Emilian Kamiński w każdych wspomnieniach jest przypominany z rozrzewnieniem, smutkiem, że odszedł tak szybko, ale i żalem za stratą tak wspaniałego człowieka.
Marzena Rogalska poznała Emiliana Kamińskiego dokładnie 21 lat temu. Wtedy przeprowadziła się z Krakowa do Warszawy i zaczęła pracować w Radiu Kolor.

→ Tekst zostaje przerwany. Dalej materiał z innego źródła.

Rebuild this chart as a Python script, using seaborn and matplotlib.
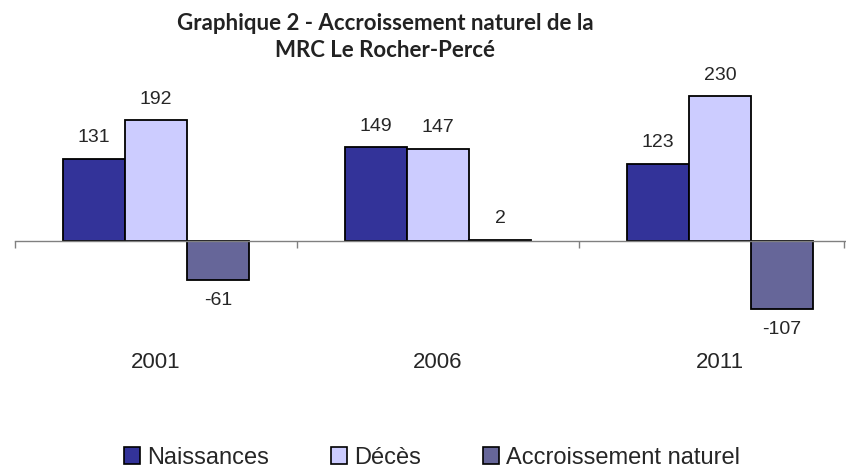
import matplotlib
matplotlib.use("Agg")
import matplotlib.pyplot as plt
from matplotlib.patches import Patch
import pandas as pd
import seaborn as sns

# data
years = ["2001", "2006", "2011"]
series = ["Naissances", "Décès", "Accroissement naturel"]
naissances = [131, 149, 123]
deces = [192, 147, 230]
accroissement = [-61, 2, -107]
colors = ["#333399", "#CCCCFF", "#666699"]

df = pd.DataFrame({
    "annee": years * 3,
    "serie": [s for s in series for _ in years],
    "valeur": naissances + deces + accroissement,
})

sns.set_theme(style="white")
plt.rcParams["font.family"] = ["Liberation Sans", "DejaVu Sans"]

fig = plt.figure(figsize=(8.46, 4.72), dpi=100)
ax = fig.add_axes([15 / 846, 1 - 330 / 472, 831 / 846, 250 / 472])

sns.barplot(data=df, x="annee", y="valeur", hue="serie", hue_order=series,
            palette=colors, saturation=1, width=0.66, edgecolor="black",
            linewidth=1.3, legend=False, ax=ax)

for cont in ax.containers:
    ax.bar_label(cont, fmt="%d", padding=9, fontsize=14)

ax.set_xlim(-0.5, 2.447)
ax.set_ylim(-141, 256)
for side in ["top", "right", "left"]:
    ax.spines[side].set_visible(False)
ax.spines["bottom"].set_position(("data", 0))
ax.spines["bottom"].set_color("#808080")
ax.spines["bottom"].set_linewidth(1)
ax.set_yticks([])
ax.set_xlabel("")
ax.set_ylabel("")

# group separators as major ticks, year labels as minor ticks
ax.set_xticks([-0.5, 0.5, 1.5, 2.44])
ax.set_xticklabels([])
ax.tick_params(axis="x", which="major", direction="out", length=5,
               color="#808080", width=1, bottom=True)
ax.set_xticks([0, 1, 2], minor=True)
ax.set_xticklabels(years, minor=True)
ax.tick_params(axis="x", which="minor", length=0, pad=80, labelsize=16)

fig.text(385 / 846, 1 - 37 / 472, "Graphique 2 - Accroissement naturel de la\nMRC Le Rocher-Percé",
         ha="center", va="center", fontsize=16, fontweight="bold",
         family=["Lato", "DejaVu Sans"], linespacing=1.35, color="#222222")

handles = [Patch(facecolor=c, edgecolor="black", linewidth=1.2) for c in colors]
fig.legend(handles, series, loc="center", bbox_to_anchor=(432 / 846, 1 - 458 / 472),
           ncol=3, frameon=False, fontsize=17, handlelength=0.7, handleheight=0.7,
           handletextpad=0.3, columnspacing=2.6)

fig.savefig("out.png", dpi=100)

Mówiliśmy sobie po imieniu
– Nie wierzyłam w to, że aktora, którego uwielbiałam, w którym kochałam się oczywiście po filmie ,,Szaleństwa Panny Ewy” poznałam osobiście. Nie stwarzał żadnego dystansu i od razu mówiliśmy sobie po imieniu. Sypał anegdotami, jak z rękawa, rozśmieszał każdego, z którym rozmawiał, tak jakby go znał całe życie. Wtedy siedzieliśmy w maleńkim studio i rozmawiało się cudownie. Emilian jawił się genialnym artystą, wizjonerem, ciepłym człowiekiem, więc mieć go w swoim towarzystwie to było największe szczęście – opowiadała Marzena Rogalska dla Złotej sceny.
Zaproponował jej rolę w nocy
Karolina Nowakowska poznała Emiliana Kamińskiego o nietypowej godzinie. Wtedy dyrektor Teatru Kamienica przymierzał się do otwarcia swojego miejsca kultury i przygotowywał pierwszy spektakl. To była „Ordonka z Kamienicy” w 2009 roku.
– Emilian zadzwonił do mnie o dwunastej w nocy i zaproponował mi rolę w tej sztuce. Usłyszałam wtedy od niego: „Tylman powiedział, że tylko ty to zrobisz w 2 tygodnie”. Okazało się, że nie dogadali się z jedną aktorką. Janusz Tylman widział mnie w programie „Jak oni śpiewają” i polecił mnie dyrektorowi – zdradziła aktorka dla Złotej sceny.
Karolina Nowakowska zrobiła ten spektakl w tak ekstremalnie krótkim czasie i potem sztuka cieszyła się ogromną popularnością. Występowali tam również Piotr Skarga, Agata Meitule, Tadeusz Woszczyński.
O czym była sztuka?
Ordonka w Kamienicy” – przypominała twórczość legendarnych kabaretów, z Momusem, Morskim Okiem, Pod Pikadorem i Cyrulikiem Warszawskim na czele. Wystąpiły tam słynne postacie ówczesnej estrady: Hanka Ordonówna, Loda Halama, Mieczysława Ćwiklińska, konferansjer Fryderyk Jarosy.